I asked them where the Transcend service center was and they started rummaging in desks and mails and made some calls. They were very polite, but they could not get me the address of the service  center in Hyderabad. Since I was waiting, the young salesman said that he would text me the address and also mail it to me so I need not wait the extra ten minutes. I returned home late in the afternoon found that there was no mail or sms. I finally checked online at the Transcend site and got the address from its India website. It was only late in the evening that I saw a mail from the salesman. What bugs you most in customer service is when you promise something and do not deliver it as per your promise. So when they start talking ten minutes or so, I give it half an hour, one hour, but not six hours!

All this for a USB that they had aggressively promoted when I went to buy it. It costs some Rs.1200 or so and I thought that maybe, since even they had checked it on their systems, they could exchange it or replace it. But I have another trip to make to the service center, which may result in another trip to pick up the USB after it is repaired, travelling some 8 kms either way in peak traffic to places that have no proper parking. You get it - it is not the easiest once you have a problem after the sale is done. And one of the reasons why I shop at Landmark is because I feel that the retailer would give me some comfort. If it does not, I can as well buy it anywhere else.

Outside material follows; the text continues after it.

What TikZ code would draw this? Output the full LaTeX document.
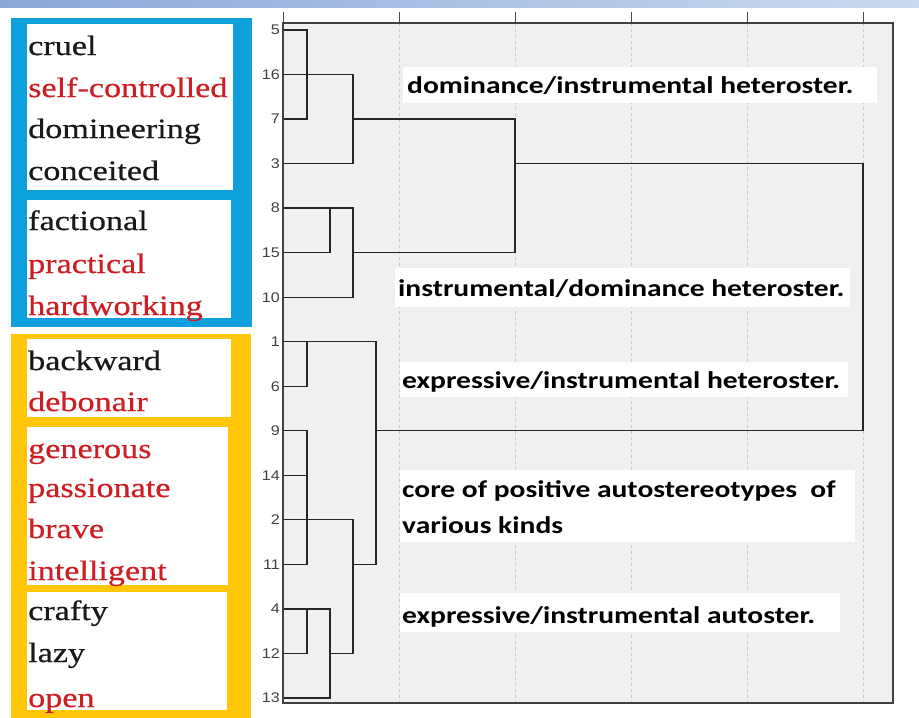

It is in these small things that I find customer service fails to go past the smile and the politeness - when it comes to the actual act, they are found wanting. I faced a similar problem with Sony when their service personnel did not turn up for almost 4-5 days after the tv was delivered to install the television and when they did - it was with great reluctance, a lack of a smile, and a vibe that pretty much said - "ok, so you want it installed today, I'll do it, but only because my boss asked me to." Of course the store manager was good enough to call me when I was just about to flip, and tell me that his technicians were in Chennai for some training program and he was short staffed. But that would have sounded so much better if he said that to start with and not after me making calls to the call center! Or even Airtel DTH which took a month to install their service that came along with the Sony TV. Was it because of the low priced scheme that they decided to give it low priority? One month when every competitor is installing it the same day? Come on guys, its time to move beyond the call centres and really thinking about what customer care means. It merely means that you deliver what you promised. Else make no promises.

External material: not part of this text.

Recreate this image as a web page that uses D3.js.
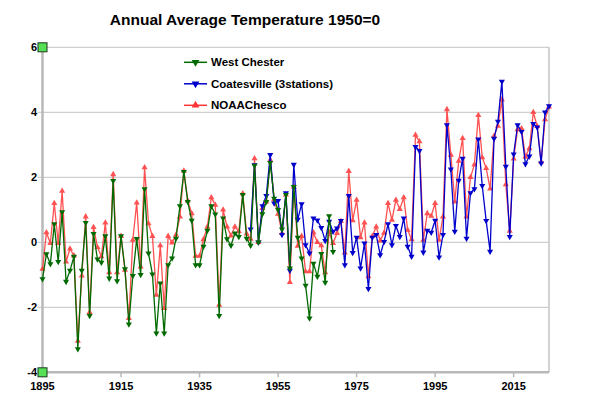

Since I started writing about my customer care experiences I thought of the best and the worst ones and believe me, I really had to search for the good ones where they did just that little extra bit to make me feel taken care of. Where they were professional enough to take the query and handle it competently - and in a few cases actually took the trouble of gong the extra mile, putting the smile on my face, making me really grateful for their service and making my day. But the ones that are lousy came up in a trice, for sheer lack of customer orientation, lack of consideration for after sales relationships. From banking clerks and officials who behave like customers are a bunch of retarded bozos who are completely infringing on their time, to supercilious salesmen who ask inane questions in the hope of putting you off even before you make a request, to those who believe that passing the buck is the best way to handle customers - you have it all. I will list my experiences next, in praise of the best and a mention of the worst later.


Dr. Seven said...

Two encouraging signs after a generation (I remember the India of the early 1980s).

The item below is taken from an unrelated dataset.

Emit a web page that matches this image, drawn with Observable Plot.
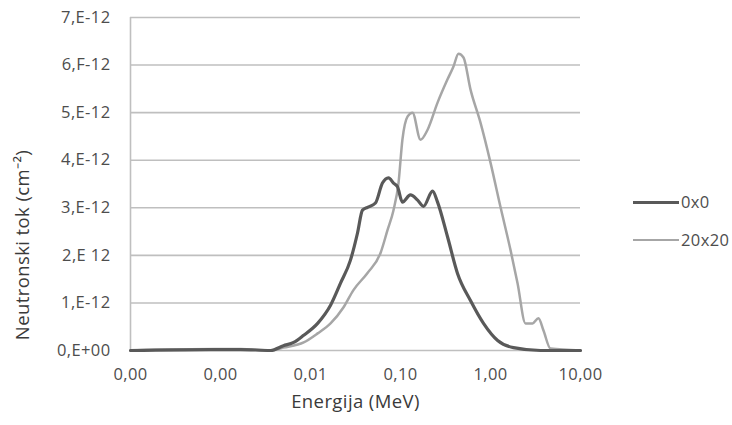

1. You actually expect good service! We never did in those days.

2. Rudeness to customers was a given. Now at least there is politeness, even if the systems are not quite in place to deliver actual satisfaction.

Here's hoping that will soon follow!

Speaking of acting like customers are a pain, I remember a sign in the State Bank of Hyderabad, Osmania Univ branch, that I think all customer service people should be made aware of. It said something like "The customer is not an interruption of our work. He is the purpose of it." There was more that I do not remember.

naveen said...

I can't wait to see your list.

FYI - I still follow your blog.

Harimohan said...

You are right. We actually have reached a stage when we 'expect' good service instead of being treated like some nuisance. Politeness is another good development of training processes though most mouth the words - still I'll take it.
Hope the rest follows. To begin with, I am hoping to change my attitude and not fight with the customer care guys and be gentle with them. I think I already am.

Harimohan said...

Lists coming up soon. Good to see you still read the blog.

Rajendra said...

An opportunity for some training programs on Customer Service?

Harimohan said...

Raja, Not a bad idea but to us as we are today, if the service provider just fulfills what he promises without a hitch, it is already a delightful experience. They do not need to give us extras to make us feel over the moon. Unfortunately there are too many promises, too little done to fulfill the promises. Makes you wonder why almost all big brands seem to miss out here. Maybe a training program is not a bad idea after all! The program will make it mandatory to keep promises, and if they cannot, to not make promises!